All or portions of the software may at times be communicated through a network such as the Internet or various other telecommunication networks. Such communications, for example, may enable loading of the software from one computer or processor into another, for example, in connection with information analytics and management. Thus, another type of media that may bear the software elements includes optical, electrical, and electromagnetic waves, such as used across physical interfaces between local devices, through wired and optical landline networks and over various air-links. The physical elements that carry such waves, such as wired or wireless links, optical links, or the like, also may be considered as media bearing the software. As used herein, unless restricted to tangible “storage” media, terms such as computer or machine “readable medium” refer to any medium that participates in providing instructions to a processor for execution.
Hence, a machine-readable medium may take many forms, including but not limited to, a tangible storage medium, a carrier wave medium or physical transmission medium. Non-volatile storage media include, for example, optical or magnetic disks, such as any of the storage devices in any computer(s) or the like, which may be used to implement the system or any of its components as shown in the drawings.

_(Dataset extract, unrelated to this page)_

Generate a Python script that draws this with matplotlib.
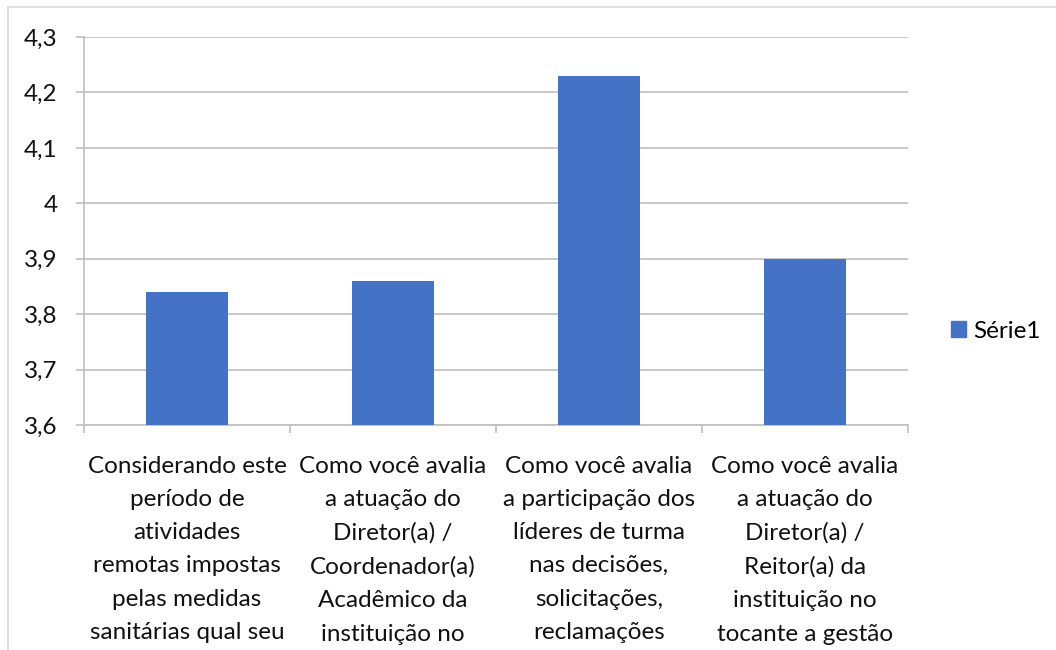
import matplotlib
matplotlib.use("Agg")
import matplotlib.pyplot as plt
from matplotlib.lines import Line2D
from matplotlib.patches import Patch

categories = [
    "Considerando este\nperíodo de\natividades\nremotas impostas\npelas medidas\nsanitárias qual seu",
    "Como você avalia\na atuação do\nDiretor(a) /\nCoordenador(a)\nAcadêmico da\ninstituição no",
    "Como você avalia\na participação dos\nlíderes de turma\nnas decisões,\nsolicitações,\nreclamações",
    "Como você avalia\na atuação do\nDiretor(a) /\nReitor(a) da\ninstituição no\ntocante a gestão",
]
values = [3.84, 3.86, 4.23, 3.90]
yticks = [3.6, 3.7, 3.8, 3.9, 4.0, 4.1, 4.2, 4.3]
ytick_labels = ["3,6", "3,7", "3,8", "3,9", "4", "4,1", "4,2", "4,3"]
series_name = "Série1"

plt.rcParams['font.family'] = ['Lato', 'DejaVu Sans']
blue = "#4472C4"
grid = "#BFBFBF"
fs = 17.5

fig = plt.figure(figsize=(10.56, 6.5), dpi=100)
ax = fig.add_axes([84/1056, 1-425/650, (908-84)/1056, (425-37)/650])

x = list(range(len(values)))
ax.bar(x, values, width=0.4, color=blue, zorder=3)
ax.set_xlim(-0.5, len(values) - 0.5)
ax.set_ylim(3.6, 4.3)

ax.set_yticks(yticks)
ax.set_yticklabels(ytick_labels, fontsize=fs, color="#111111")
ax.yaxis.grid(True, color=grid, linewidth=1.2, zorder=0)
ax.tick_params(axis='y', length=6, width=1.2, color=grid, pad=13)

ax.set_xticks(x)
ax.set_xticklabels(categories, fontsize=fs, color="#111111", linespacing=1.72)
ax.tick_params(axis='x', length=0, pad=22)
ax.set_xticks([i - 0.5 for i in range(len(values) + 1)], minor=True)
ax.tick_params(axis='x', which='minor', length=6, width=1.2, color=grid)

for s in ['top', 'right']:
    ax.spines[s].set_visible(False)
for s in ['left', 'bottom']:
    ax.spines[s].set_color(grid)
    ax.spines[s].set_linewidth(1.2)

fig.legend(handles=[Patch(color=blue, label=series_name)], loc='center left',
           bbox_to_anchor=(951/1056, 1-331/650), frameon=False, fontsize=fs,
           handlelength=0.6, handleheight=0.6, handletextpad=0.3, borderaxespad=0,
           borderpad=0)

# outer chart border (only left and top visible in the crop)
fig.add_artist(Line2D([8/1056, 8/1056], [0, 1-7/650], color="#D9D9D9", linewidth=1.2, transform=fig.transFigure))
fig.add_artist(Line2D([8/1056, 1], [1-7/650, 1-7/650], color="#D9D9D9", linewidth=1.2, transform=fig.transFigure))

fig.savefig("out.png", dpi=100)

Volatile storage media include dynamic memory, such as a main memory of such a computer platform. Tangible transmission media include coaxial cables; copper wire and fiber optics, including the wires that form a bus within a computer system. Carrier-wave transmission media may take the form of electric or electromagnetic signals, or acoustic or light waves such as those generated during radio frequency (RF) and infrared (IR) data communications. Common forms of computer-readable media therefore include for example: a floppy disk, a flexible disk, hard disk, magnetic tape, any other magnetic medium, a CD-ROM, DVD or DVD-ROM, any other optical medium, punch cards paper tape, any other physical storage medium with patterns of holes, a RAM, a PROM and EPROM, a FLASH-EPROM, any other memory chip or cartridge, a carrier wave transporting data or instructions, cables or links transporting such a carrier wave, or any other medium from which a computer may read programming code and/or data. Many of these forms of computer readable media may be involved in carrying one or more sequences of one or more instructions to a physical processor for execution.
Those skilled in the art will recognize that the present teachings are amenable to a variety of modifications and/or enhancements. For example, although the implementation of various components described above may be embodied in a hardware device, it may also be implemented as a software only solution, e.g., an installation on an existing server. In addition, the techniques as disclosed herein may be implemented as a firmware, firmware/software combination, firmware/hardware or a combination, hardware/firmware/software combination.
While the foregoing has described what are considered to constitute the present teachings and/or other examples, it is understood that various modifications may be made thereto and that the subject matter disclosed herein may be implemented in various forms and examples, and that the teachings may be applied in numerous applications, only some of which have been described herein. It is intended by the following claims to claim any and all applications, modifications and variations that fall within the true scope of the present teachings.